Polynomials¶

It is time to meet yet another example of a ring.

A polynomial is a finite collection of terms, all added together, where each term is formed of a product of two things: the coefficient, and the variable, usually $$x$$, raised to a non-negative integer power. For example, the following are all polynomials:

$\begin{split}&3 \\ &x \\ &3x + 2 \\ &5x^2 + 2x + 4 \\ &x^3 + 1\end{split}$

Looking again at the example $$5x^2 + 2x + 4,$$ we see that it has three terms: namely, $$5x^2, 2x,$$ and $$4$$. The coefficients of these terms are $$5, 2,$$ and $$4$$ respectively.

The degree of a polynomial is the highest power of $$x$$ appearing.

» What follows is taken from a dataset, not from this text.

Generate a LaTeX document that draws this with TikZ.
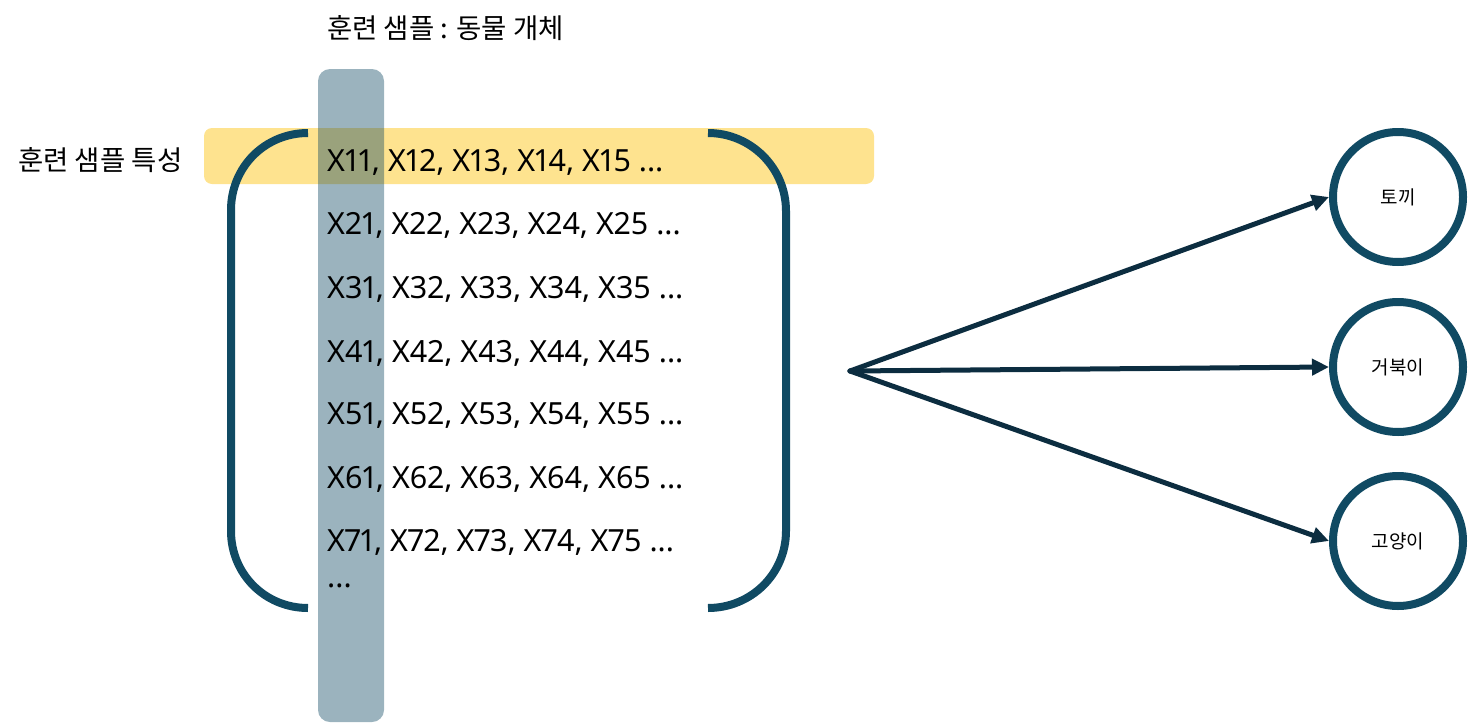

So for example, the degree of $$5x^2 + 2x + 4$$ is $$2$$, and the degree of $$x^3 + 1$$ is $$3$$. We write $$\deg(p)$$ for the degree of a polynomial $$p$$, so e.g. $$\deg(5x^2 + 2x + 4) = 2$$.

The coefficient of the term with the highest power is also important and therefore has a special name: it is called the leading coefficient. For example, the leading coefficient of the polynomial $$5x^2 + 2x + 4$$ is $$5$$. A monic polynomial is a polynomial whose leading coefficient is $$1$$.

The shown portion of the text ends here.